A new report issued Tuesday by the World Bank says Nigeria’s new administration has initiated critical reforms to address macroeconomic imbalances and that it offers the continent’s most populous nation the window of opportunity to impact the lives of millions and establish a solid foundation for sustainable and inclusive growth.
According to the report, “the removal of the petrol subsidy and foreign exchange (FX) management reforms are crucial measures to begin to rebuild fiscal space and restore macroeconomic stability, and the opportunity should be seized to take further, necessary policy reform steps.”
In its June 2023 edition of the Nigeria Development Update, NDU titled “Seizing the Opportunity”, the Brenton woods institution adds that, “it is critical to implement a comprehensive reform package that encompasses a range of complementary measures, including a new social compact to protect the poor and most vulnerable, to maximize the collective impact on growth, job creation, and poverty reduction.”

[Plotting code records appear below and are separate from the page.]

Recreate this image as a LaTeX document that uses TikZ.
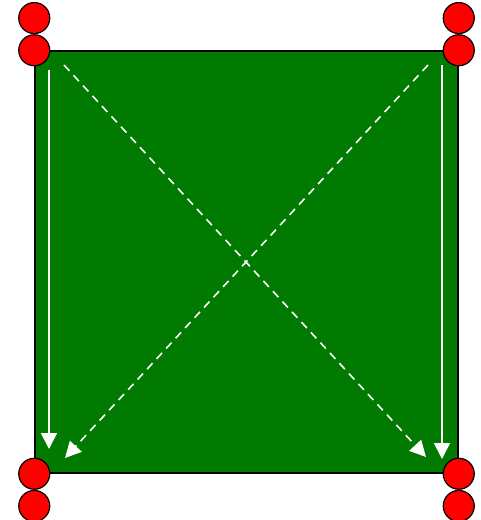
\documentclass[tikz,border=0pt]{standalone}
\usetikzlibrary{arrows.meta, positioning}
\definecolor{padred}{RGB}{255,0,0}
\definecolor{plategreen}{RGB}{0,122,0}
\tikzset{
  pad/.style={circle, draw=black, fill=padred, minimum size=31pt,
    inner sep=0pt, line width=1.2pt},
  plate/.style={rectangle, draw=black, fill=plategreen, minimum width=423pt,
    minimum height=422pt, inner sep=0pt, line width=1.5pt},
  flow/.style={-{Triangle[length=16pt,width=16pt]}, color=white, line width=1.6pt},
  crossflow/.style={flow, dash pattern=on 8pt off 6pt}
}

\begin{document}
\begin{tikzpicture}[x=1pt, y=-1pt]
  \useasboundingbox (0,0) rectangle (481,520);

  \node[plate] (plate) at (246.5,262) {};

  \node[pad] (tl)  at (plate.north west) {};
  \node[pad] (tr)  at (plate.north east) {};
  \node[pad] (bl)  at (plate.south west) {};
  \node[pad] (br)  at (plate.south east) {};
  \node[pad, above=0pt of tl] (tlup) {};
  \node[pad, above=0pt of tr] (trup) {};
  \node[pad, below=0pt of bl] (bldn) {};
  \node[pad, below=0pt of br] (brdn) {};

  \coordinate (lstart) at (49,70);
  \coordinate (lend)   at (49,449);
  \coordinate (rstart) at (442,65);
  \coordinate (rend)   at (442,459);
  \coordinate (dlstart) at (64,65);
  \coordinate (dlend)   at (426,457);
  \coordinate (drstart) at (428,65);
  \coordinate (drend)   at (65,458);

  \draw[flow] (lstart) -- (lend);
  \draw[flow] (rstart) -- (rend);
  \draw[crossflow] (dlstart) -- (dlend);
  \draw[crossflow] (drstart) -- (drend);
\end{tikzpicture}
\end{document}
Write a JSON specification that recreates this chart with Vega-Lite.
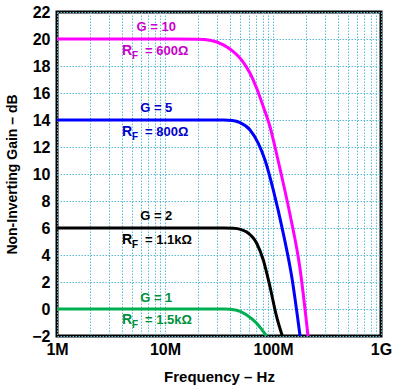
{
  "$schema": "https://vega.github.io/schema/vega-lite/v6.json",
  "autosize": "none",
  "width": 324,
  "height": 324,
  "padding": {"left": 57, "top": 12, "right": 21, "bottom": 53},
  "background": "white",
  "config": {
    "view": {"stroke": "#000000", "strokeWidth": 3},
    "font": "Liberation Sans",
    "axis": {
      "labelFont": "Liberation Sans",
      "labelFontWeight": "bold",
      "labelFontSize": 16,
      "labelColor": "#000000",
      "labelFlush": false,
      "labelOverlap": false,
      "titleFont": "Liberation Sans",
      "titleFontWeight": "bold",
      "titleColor": "#000000",
      "ticks": false,
      "domain": false,
      "grid": true,
      "gridColor": "#5bbcd6",
      "gridDash": [1.5, 1.5],
      "gridWidth": 1,
      "gridOpacity": 1
    }
  },
  "datasets": {
    "curves": [
      {"s": "G10", "f": 1000000, "db": 20},
      {"s": "G10", "f": 12000000, "db": 20},
      {"s": "G10", "f": 20000000, "db": 19.98},
      {"s": "G10", "f": 26100000, "db": 19.9},
      {"s": "G10", "f": 34700000, "db": 19.56},
      {"s": "G10", "f": 42900000, "db": 19.06},
      {"s": "G10", "f": 51300000, "db": 18.44},
      {"s": "G10", "f": 61300000, "db": 17.46},
      {"s": "G10", "f": 70600000, "db": 16.35},
      {"s": "G10", "f": 81300000, "db": 14.99},
      {"s": "G10", "f": 93800000, "db": 13.5},
      {"s": "G10", "f": 104400000, "db": 12.0},
      {"s": "G10", "f": 116000000, "db": 10.4},
      {"s": "G10", "f": 143700000, "db": 7.0},
      {"s": "G10", "f": 177800000, "db": 3.0},
      {"s": "G10", "f": 211000000, "db": -2},
      {"s": "G5", "f": 1000000, "db": 14},
      {"s": "G5", "f": 35000000, "db": 14},
      {"s": "G5", "f": 42000000, "db": 13.96},
      {"s": "G5", "f": 49500000, "db": 13.8},
      {"s": "G5", "f": 61300000, "db": 13.26},
      {"s": "G5", "f": 73100000, "db": 12.27},
      {"s": "G5", "f": 84300000, "db": 11.04},
      {"s": "G5", "f": 100700000, "db": 8.81},
      {"s": "G5", "f": 124500000, "db": 5.6},
      {"s": "G5", "f": 149000000, "db": 2.4},
      {"s": "G5", "f": 178000000, "db": -2},
      {"s": "G2", "f": 1000000, "db": 6},
      {"s": "G2", "f": 35000000, "db": 6},
      {"s": "G2", "f": 42900000, "db": 5.98},
      {"s": "G2", "f": 50000000, "db": 5.9},
      {"s": "G2", "f": 57100000, "db": 5.7},
      {"s": "G2", "f": 70600000, "db": 4.87},
      {"s": "G2", "f": 81300000, "db": 3.63},
      {"s": "G2", "f": 93800000, "db": 1.65},
      {"s": "G2", "f": 108000000, "db": -0.57},
      {"s": "G2", "f": 122000000, "db": -2},
      {"s": "G1", "f": 1000000, "db": 0},
      {"s": "G1", "f": 35000000, "db": 0},
      {"s": "G1", "f": 45000000, "db": -0.08},
      {"s": "G1", "f": 57100000, "db": -0.44},
      {"s": "G1", "f": 70600000, "db": -1.06},
      {"s": "G1", "f": 87000000, "db": -2}
    ],
    "glabels": [
      {"s": "G10", "g": "G = 10", "f": 8300000, "db": 20.9},
      {"s": "G5", "g": "G = 5", "f": 8300000, "db": 14.9},
      {"s": "G2", "g": "G = 2", "f": 8300000, "db": 6.9},
      {"s": "G1", "g": "G = 1", "f": 8300000, "db": 0.8}
    ],
    "rlabels": [
      {"s": "G10", "rest": "= 600Ω", "f": 4000000, "db": 19.1},
      {"s": "G5", "rest": "= 800Ω", "f": 4000000, "db": 13.1},
      {"s": "G2", "rest": "= 1.1kΩ", "f": 4000000, "db": 5.1},
      {"s": "G1", "rest": "= 1.5kΩ", "f": 4000000, "db": -0.8}
    ]
  },
  "encoding": {
    "x": {
      "field": "f",
      "type": "quantitative",
      "scale": {"type": "log", "domain": [1000000, 1000000000], "nice": false},
      "axis": {
        "title": "Frequency – Hz",
        "titleFontSize": 15,
        "titlePadding": 12,
        "labelPadding": 5,
        "labelOverlap": false,
        "values": [1000000, 2000000, 3000000, 4000000, 5000000, 6000000, 7000000, 8000000, 9000000, 10000000, 20000000, 30000000, 40000000, 50000000, 60000000, 70000000, 80000000, 90000000, 100000000, 200000000, 300000000, 400000000, 500000000, 600000000, 700000000, 800000000, 900000000, 1000000000],
        "labelExpr": "datum.value == 1000000 ? '1M' : datum.value == 10000000 ? '10M' : datum.value == 100000000 ? '100M' : datum.value == 1000000000 ? '1G' : ''"
      }
    },
    "y": {
      "field": "db",
      "type": "quantitative",
      "scale": {"domain": [-2, 22], "nice": false, "zero": false},
      "axis": {
        "title": "Non-Inverting Gain – dB",
        "titleFontSize": 14,
        "titlePadding": 12,
        "labelPadding": 7,
        "labelOverlap": false,
        "values": [-2, 0, 2, 4, 6, 8, 10, 12, 14, 16, 18, 20, 22]
      }
    }
  },
  "resolve": {"scale": {"color": "independent"}},
  "layer": [
    {
      "data": {"name": "curves"},
      "mark": {"type": "line", "interpolate": "monotone", "strokeWidth": 3, "clip": true},
      "encoding": {
        "detail": {"field": "s"},
        "color": {"field": "s", "type": "nominal", "scale": {"domain": ["G10", "G5", "G2", "G1"], "range": ["#ff00ff", "#0000ff", "#000000", "#00b050"]}, "legend": null}
      }
    },
    {
      "data": {"name": "glabels"},
      "mark": {"type": "text", "font": "Liberation Sans", "fontWeight": "bold", "fontSize": 13, "align": "center", "baseline": "middle"},
      "encoding": {
        "text": {"field": "g"},
        "color": {"field": "s", "type": "nominal", "scale": {"domain": ["G10", "G5", "G2", "G1"], "range": ["#cc00cc", "#0000cc", "#000000", "#00903c"]}, "legend": null}
      }
    },
    {
      "data": {"name": "rlabels"},
      "mark": {"type": "text", "font": "Liberation Sans", "fontWeight": "bold", "fontSize": 14, "align": "left", "baseline": "middle"},
      "encoding": {
        "text": {"value": "R"},
        "color": {"field": "s", "type": "nominal", "scale": {"domain": ["G10", "G5", "G2", "G1"], "range": ["#cc00cc", "#0000cc", "#000000", "#00903c"]}, "legend": null}
      }
    },
    {
      "data": {"name": "rlabels"},
      "mark": {"type": "text", "font": "Liberation Sans", "fontWeight": "bold", "fontSize": 10, "align": "left", "baseline": "middle", "dx": 10, "dy": 5},
      "encoding": {
        "text": {"value": "F"},
        "color": {"field": "s", "type": "nominal", "scale": {"domain": ["G10", "G5", "G2", "G1"], "range": ["#cc00cc", "#0000cc", "#000000", "#00903c"]}, "legend": null}
      }
    },
    {
      "data": {"name": "rlabels"},
      "mark": {"type": "text", "font": "Liberation Sans", "fontWeight": "bold", "fontSize": 13, "align": "left", "baseline": "middle", "dx": 23},
      "encoding": {
        "text": {"field": "rest"},
        "color": {"field": "s", "type": "nominal", "scale": {"domain": ["G10", "G5", "G2", "G1"], "range": ["#cc00cc", "#0000cc", "#000000", "#00903c"]}, "legend": null}
      }
    }
  ]
}
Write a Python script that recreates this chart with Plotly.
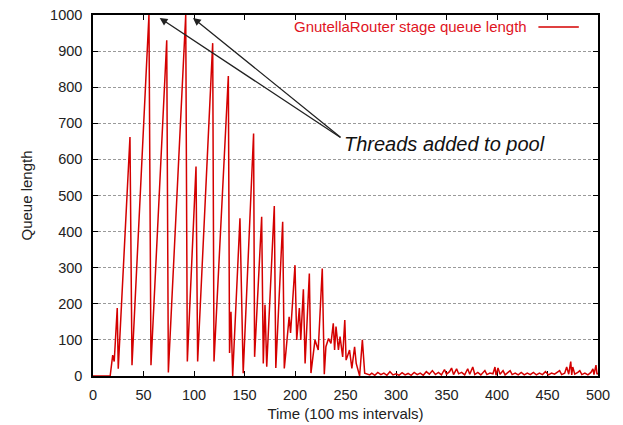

According to the report, “in the first part of 2023, Nigeria’s economic growth weakened, and real gross domestic product (GDP) growth fell from 3.3% in 2022 to 2.4% year-on-year (y-o-y) in Q1 2023. The challenging global economic context has put pressure on Nigeria’s economy.
“However, domestic policies play the major role in determining Nigeria’s economic performance and resilience to further external shocks.
The previous mix of fiscal, monetary, and exchange rate policies, including the naira redesign program, did not deliver the desired improvements in growth, inflation, and economic resilience.
The new government has recognized the need to chart a new course and has already made a start on critical reforms, such as the elimination of the petrol subsidy and reforms in the FX market.
“With the petrol subsidy removal, the government is projected to achieve fiscal savings of approximately 2 trillion naira in 2023, equivalent to 0.9% of GDP. These savings are expected to reach over 11 trillion naira by the end of 2025.
“However, compensating transfers will be essential to help shield the most vulnerable Nigerian households from the initial price impacts of the subsidy reform, as without compensation, many households could be pushed into poverty by higher petrol prices and have to resort to coping mechanisms with long-term adverse consequences.
“Similarly, the move to harmonize the FX windows will help to improve the efficiency of the FX market, unlock private investment, and reduce inflationary pressures, but it is crucial to complete this important reform by removing FX restrictions, clearly communicating how the new FX regime will operate, and implementing supportive monetary and fiscal policies.
“The current move by the Government to implement long-anticipated reforms such as the removal of costly and opaque petrol subsidy, and efforts to harmonize the multiple FX windows, are timely and crucial to set Nigeria on the path of economic growth. These reforms should be accompanied by compensatory actions to mitigate the short-term impact on the poor,” said Shubham Chaudhuri, World Bank Country Director for Nigeria.
“Nigeria should now seize the opportunity to implement a robust, large-scale cash transfer program to provide quick relief to the poor, near poor, as well as low-income households which are most directly affected by higher petrol prices, as part of a broader compact to redirect scarce fiscal resources towards development priorities”.
The report recommends specific, critical measures to build on the new government’s bold start in making critical reforms, to ensure that Nigeria rises to its full potential. These include: (1) restoring macroeconomic stability by increasing non-oil revenue, reducing inflation through a sequenced and coordinated mix of trade, monetary and fiscal policies, and completing the FX reform, (2) expanding social protection to protect the poor and most vulnerable, and (3) developing and communicating how, as fiscal space recovers, resources will be redirected over time to meet urgent development challenges.
“The government has made a welcome, bold start to implement the critical macro-fiscal reforms needed to address the persistently high inflation and low fiscal revenues hindering economic growth. Deepening and sustaining these changes is imperative, to enable Nigeria to break out of the cycle of macroeconomic instability, low investment, sluggish economic growth, escalating poverty, and fragility. Having created momentum, the government has the opportunity to undertake further comprehensive reforms encompassing a range of complementary measures, such as lifting the FX import restrictions which continue to distort the FX market,” said Alex Sienaert, World Bank Lead Economist for Nigeria and co-author of the Report.